→ WORK TO COMPLETE
Pick out the lines below that contain the string "script" and copy them all.

>> Start DATA SECTION

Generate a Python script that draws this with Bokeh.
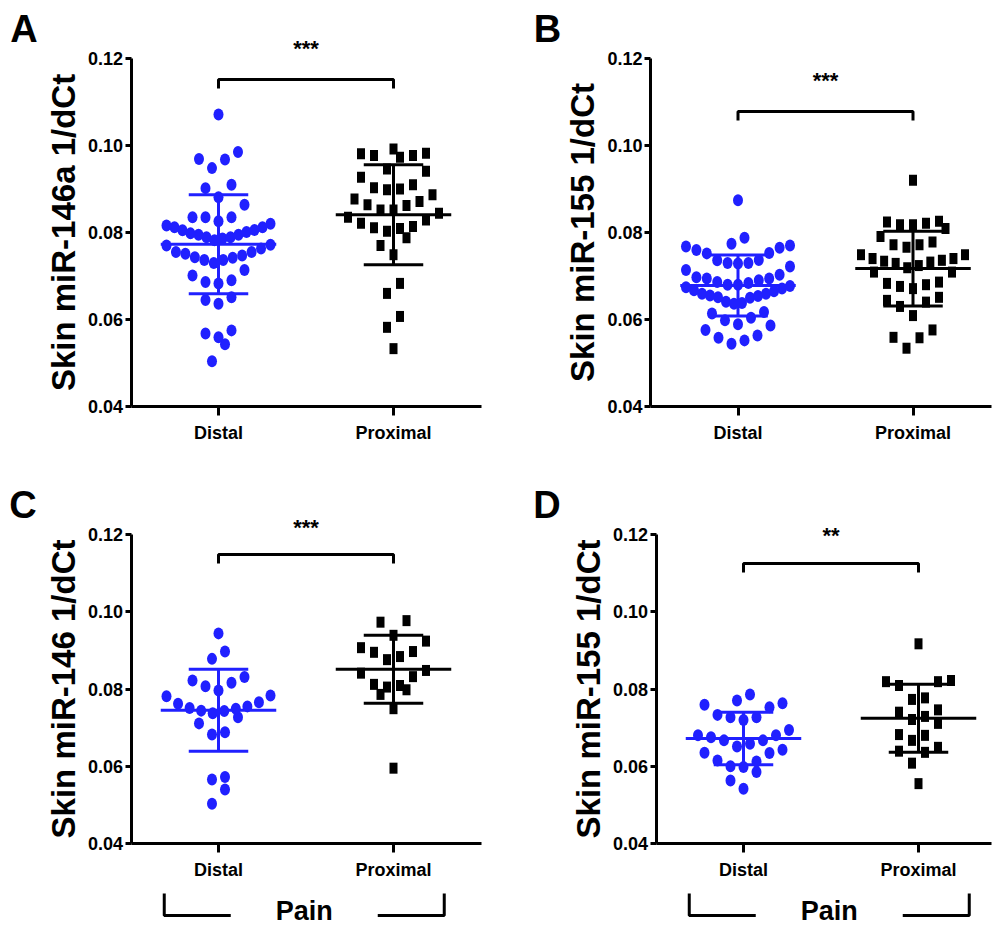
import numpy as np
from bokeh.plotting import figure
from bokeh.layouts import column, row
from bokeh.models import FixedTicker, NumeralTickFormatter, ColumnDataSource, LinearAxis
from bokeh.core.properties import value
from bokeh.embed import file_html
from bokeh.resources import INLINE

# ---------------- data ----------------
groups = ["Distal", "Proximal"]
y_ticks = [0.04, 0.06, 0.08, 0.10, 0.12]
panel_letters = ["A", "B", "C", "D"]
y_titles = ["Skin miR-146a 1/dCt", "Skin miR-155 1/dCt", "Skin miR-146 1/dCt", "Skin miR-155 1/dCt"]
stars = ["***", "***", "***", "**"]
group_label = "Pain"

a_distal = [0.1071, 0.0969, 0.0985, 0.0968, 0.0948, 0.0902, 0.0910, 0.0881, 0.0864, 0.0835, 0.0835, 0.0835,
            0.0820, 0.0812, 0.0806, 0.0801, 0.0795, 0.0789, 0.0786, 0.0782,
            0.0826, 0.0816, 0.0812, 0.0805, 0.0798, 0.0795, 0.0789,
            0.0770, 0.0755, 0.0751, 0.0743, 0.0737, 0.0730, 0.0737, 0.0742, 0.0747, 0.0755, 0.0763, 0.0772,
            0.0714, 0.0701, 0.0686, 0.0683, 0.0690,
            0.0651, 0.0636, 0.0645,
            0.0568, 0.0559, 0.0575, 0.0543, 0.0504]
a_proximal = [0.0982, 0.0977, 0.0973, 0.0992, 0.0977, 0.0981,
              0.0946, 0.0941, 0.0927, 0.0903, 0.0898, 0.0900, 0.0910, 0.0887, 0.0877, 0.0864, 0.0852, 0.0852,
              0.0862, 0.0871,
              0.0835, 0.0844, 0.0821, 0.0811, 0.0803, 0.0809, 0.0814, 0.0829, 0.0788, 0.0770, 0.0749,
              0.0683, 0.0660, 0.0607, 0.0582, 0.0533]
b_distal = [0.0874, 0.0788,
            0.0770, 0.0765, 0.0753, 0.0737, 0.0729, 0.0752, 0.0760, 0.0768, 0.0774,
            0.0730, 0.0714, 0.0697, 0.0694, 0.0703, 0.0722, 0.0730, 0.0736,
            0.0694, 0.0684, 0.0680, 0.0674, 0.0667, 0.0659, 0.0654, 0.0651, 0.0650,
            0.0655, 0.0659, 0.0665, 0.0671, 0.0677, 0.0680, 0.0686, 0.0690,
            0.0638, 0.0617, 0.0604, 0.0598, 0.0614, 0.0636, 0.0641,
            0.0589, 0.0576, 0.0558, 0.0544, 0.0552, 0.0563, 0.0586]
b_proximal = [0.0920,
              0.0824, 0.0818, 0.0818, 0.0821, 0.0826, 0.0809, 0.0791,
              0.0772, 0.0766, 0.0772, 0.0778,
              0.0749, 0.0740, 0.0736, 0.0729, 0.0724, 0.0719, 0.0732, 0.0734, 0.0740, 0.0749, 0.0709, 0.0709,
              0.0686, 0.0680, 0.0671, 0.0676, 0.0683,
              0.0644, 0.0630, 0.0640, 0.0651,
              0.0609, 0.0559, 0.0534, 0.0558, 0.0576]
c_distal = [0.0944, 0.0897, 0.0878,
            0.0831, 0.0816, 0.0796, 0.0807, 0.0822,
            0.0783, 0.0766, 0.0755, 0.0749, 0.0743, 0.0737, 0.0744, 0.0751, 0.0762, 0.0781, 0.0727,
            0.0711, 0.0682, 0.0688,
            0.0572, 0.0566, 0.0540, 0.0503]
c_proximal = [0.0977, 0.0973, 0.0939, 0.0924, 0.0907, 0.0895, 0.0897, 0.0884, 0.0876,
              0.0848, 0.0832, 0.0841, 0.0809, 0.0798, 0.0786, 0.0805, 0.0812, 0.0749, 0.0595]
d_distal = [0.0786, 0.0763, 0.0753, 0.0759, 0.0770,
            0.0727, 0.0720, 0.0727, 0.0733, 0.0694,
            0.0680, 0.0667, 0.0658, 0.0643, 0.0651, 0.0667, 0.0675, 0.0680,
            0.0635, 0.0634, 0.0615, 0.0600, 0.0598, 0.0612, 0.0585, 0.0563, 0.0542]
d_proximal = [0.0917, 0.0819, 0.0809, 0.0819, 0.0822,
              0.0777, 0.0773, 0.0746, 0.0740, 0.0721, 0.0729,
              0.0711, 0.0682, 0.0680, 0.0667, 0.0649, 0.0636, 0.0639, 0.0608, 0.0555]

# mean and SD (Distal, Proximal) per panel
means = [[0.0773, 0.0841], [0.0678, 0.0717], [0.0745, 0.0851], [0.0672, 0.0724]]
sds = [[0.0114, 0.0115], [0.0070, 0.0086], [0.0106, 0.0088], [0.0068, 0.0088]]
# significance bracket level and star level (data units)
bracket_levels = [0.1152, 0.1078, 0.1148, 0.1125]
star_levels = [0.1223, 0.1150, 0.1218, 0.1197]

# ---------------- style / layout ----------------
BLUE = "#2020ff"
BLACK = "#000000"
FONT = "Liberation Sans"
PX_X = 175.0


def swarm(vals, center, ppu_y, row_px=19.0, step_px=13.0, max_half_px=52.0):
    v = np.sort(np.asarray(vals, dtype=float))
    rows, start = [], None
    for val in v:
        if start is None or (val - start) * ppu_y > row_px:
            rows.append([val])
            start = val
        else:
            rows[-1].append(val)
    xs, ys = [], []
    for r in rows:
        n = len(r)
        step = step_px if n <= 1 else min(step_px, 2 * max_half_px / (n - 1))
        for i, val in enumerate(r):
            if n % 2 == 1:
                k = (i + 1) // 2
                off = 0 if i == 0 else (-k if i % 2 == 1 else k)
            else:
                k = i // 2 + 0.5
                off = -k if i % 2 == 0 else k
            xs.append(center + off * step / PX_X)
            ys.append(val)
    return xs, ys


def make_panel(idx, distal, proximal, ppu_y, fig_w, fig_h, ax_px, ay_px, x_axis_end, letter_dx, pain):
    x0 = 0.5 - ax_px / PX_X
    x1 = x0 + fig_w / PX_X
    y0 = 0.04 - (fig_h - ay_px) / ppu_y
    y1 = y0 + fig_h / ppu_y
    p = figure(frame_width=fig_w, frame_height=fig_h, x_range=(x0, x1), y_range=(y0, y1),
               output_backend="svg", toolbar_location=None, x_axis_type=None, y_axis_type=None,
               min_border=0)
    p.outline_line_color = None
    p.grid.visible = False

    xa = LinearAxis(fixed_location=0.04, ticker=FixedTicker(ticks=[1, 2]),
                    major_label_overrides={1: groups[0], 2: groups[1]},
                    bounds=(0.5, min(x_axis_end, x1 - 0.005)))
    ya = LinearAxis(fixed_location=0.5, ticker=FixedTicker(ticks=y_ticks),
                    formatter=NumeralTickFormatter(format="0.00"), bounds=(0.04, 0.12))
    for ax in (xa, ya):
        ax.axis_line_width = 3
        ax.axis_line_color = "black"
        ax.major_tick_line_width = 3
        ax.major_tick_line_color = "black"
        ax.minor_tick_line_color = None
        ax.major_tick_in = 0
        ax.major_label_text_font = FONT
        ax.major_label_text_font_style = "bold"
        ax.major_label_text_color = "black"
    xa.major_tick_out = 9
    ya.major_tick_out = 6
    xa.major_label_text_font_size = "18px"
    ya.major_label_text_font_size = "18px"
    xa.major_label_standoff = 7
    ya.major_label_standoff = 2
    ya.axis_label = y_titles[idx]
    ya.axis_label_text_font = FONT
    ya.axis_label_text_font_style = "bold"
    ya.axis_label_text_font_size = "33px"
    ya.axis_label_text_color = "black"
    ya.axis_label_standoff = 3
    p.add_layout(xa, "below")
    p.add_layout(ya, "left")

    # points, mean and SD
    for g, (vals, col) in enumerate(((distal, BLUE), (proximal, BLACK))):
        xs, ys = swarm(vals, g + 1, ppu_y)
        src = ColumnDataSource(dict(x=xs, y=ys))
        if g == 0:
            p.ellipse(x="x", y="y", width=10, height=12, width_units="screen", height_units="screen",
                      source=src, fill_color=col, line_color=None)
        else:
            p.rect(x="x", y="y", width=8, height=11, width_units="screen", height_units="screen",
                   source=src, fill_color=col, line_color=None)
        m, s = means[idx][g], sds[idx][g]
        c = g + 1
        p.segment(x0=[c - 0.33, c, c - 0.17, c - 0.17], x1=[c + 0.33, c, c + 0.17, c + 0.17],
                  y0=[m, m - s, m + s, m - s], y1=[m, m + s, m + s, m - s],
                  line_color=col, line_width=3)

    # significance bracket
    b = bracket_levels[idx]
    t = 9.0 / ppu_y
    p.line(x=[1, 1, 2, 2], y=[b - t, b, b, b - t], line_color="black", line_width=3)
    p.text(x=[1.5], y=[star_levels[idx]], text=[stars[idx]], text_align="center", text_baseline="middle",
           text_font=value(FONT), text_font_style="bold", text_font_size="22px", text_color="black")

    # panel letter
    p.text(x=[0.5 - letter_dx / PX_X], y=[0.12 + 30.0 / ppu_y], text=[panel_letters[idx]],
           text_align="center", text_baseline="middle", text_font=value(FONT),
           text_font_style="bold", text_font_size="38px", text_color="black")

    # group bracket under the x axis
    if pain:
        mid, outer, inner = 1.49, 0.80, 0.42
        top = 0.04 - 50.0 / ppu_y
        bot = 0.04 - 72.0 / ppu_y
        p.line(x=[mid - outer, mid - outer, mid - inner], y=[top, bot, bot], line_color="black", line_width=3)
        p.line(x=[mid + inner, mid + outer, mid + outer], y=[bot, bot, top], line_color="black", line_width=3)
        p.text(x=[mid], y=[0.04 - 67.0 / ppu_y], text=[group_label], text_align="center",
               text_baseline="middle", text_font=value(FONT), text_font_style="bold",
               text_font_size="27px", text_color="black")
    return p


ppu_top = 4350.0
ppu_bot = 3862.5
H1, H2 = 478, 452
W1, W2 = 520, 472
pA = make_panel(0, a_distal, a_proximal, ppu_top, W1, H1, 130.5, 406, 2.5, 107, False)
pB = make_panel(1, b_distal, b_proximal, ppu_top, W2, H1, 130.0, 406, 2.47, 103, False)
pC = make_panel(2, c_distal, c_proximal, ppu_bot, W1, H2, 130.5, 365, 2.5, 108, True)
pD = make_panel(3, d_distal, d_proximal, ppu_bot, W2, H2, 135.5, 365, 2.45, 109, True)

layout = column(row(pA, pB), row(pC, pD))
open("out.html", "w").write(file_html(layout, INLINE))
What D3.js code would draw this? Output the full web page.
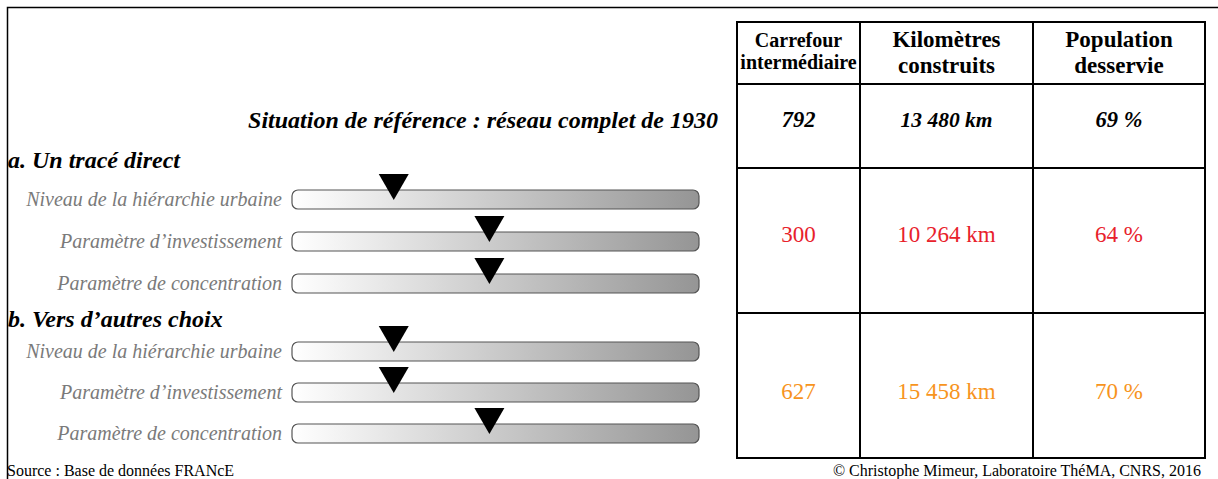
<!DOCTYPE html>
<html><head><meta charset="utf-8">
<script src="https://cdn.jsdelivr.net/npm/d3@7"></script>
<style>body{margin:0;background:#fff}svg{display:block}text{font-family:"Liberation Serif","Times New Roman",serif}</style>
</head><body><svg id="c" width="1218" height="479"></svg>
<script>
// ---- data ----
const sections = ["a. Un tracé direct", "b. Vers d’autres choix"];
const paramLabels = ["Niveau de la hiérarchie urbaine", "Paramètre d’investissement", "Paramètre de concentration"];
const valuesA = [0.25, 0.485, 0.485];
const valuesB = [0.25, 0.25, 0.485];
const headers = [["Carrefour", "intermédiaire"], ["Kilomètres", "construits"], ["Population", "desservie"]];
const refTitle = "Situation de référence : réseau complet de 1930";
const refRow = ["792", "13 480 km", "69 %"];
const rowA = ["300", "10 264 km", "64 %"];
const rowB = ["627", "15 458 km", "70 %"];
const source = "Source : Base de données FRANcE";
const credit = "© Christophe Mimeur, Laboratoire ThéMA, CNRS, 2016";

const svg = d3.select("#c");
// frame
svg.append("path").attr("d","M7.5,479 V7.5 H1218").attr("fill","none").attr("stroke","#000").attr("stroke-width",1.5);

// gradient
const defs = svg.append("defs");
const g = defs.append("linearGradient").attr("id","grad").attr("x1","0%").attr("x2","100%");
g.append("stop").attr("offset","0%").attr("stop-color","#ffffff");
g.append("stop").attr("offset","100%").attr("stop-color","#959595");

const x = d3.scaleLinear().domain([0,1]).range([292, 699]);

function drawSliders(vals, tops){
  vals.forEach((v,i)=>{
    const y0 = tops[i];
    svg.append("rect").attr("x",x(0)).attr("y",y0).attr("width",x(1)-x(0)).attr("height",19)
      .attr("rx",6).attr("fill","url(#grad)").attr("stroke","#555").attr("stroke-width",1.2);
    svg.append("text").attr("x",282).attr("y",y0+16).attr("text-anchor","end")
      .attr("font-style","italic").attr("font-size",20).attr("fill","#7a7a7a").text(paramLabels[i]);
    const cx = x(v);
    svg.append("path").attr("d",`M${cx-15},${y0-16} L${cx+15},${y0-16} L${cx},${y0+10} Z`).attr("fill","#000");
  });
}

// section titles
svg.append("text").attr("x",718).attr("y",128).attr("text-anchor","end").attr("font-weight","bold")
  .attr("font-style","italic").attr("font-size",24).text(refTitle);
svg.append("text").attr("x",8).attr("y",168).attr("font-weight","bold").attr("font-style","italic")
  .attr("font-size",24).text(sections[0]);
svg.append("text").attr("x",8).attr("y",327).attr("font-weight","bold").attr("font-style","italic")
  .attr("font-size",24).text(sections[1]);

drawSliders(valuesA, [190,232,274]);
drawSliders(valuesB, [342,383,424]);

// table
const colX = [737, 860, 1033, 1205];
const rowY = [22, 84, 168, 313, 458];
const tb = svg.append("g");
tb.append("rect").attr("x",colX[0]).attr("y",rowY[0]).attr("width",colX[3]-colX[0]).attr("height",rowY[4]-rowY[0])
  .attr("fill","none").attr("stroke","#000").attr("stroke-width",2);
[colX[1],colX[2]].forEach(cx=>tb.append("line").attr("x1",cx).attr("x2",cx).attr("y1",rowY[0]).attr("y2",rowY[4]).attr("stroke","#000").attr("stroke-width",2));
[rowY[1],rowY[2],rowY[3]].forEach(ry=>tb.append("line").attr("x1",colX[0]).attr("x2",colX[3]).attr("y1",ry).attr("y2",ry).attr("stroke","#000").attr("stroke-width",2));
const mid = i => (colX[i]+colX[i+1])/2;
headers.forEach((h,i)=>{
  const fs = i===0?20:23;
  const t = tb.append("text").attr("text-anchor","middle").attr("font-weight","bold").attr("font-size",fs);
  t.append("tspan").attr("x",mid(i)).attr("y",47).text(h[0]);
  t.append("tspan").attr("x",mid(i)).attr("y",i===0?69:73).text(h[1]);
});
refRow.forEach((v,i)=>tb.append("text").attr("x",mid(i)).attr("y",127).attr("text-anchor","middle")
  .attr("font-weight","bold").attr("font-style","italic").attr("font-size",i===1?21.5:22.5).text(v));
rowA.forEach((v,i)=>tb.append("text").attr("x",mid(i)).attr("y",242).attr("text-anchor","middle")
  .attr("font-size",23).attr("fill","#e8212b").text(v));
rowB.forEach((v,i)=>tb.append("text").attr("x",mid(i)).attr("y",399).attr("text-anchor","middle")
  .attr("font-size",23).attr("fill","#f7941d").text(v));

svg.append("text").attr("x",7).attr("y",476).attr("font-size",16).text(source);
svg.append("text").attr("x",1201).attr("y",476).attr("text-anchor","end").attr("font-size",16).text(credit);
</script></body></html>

>> End DATA SECTION

→ RESULT OF THE TASK
Generate a Python script that draws this with Bokeh.
<script src="https://cdn.jsdelivr.net/npm/d3@7"></script>
<script>
</script></body></html>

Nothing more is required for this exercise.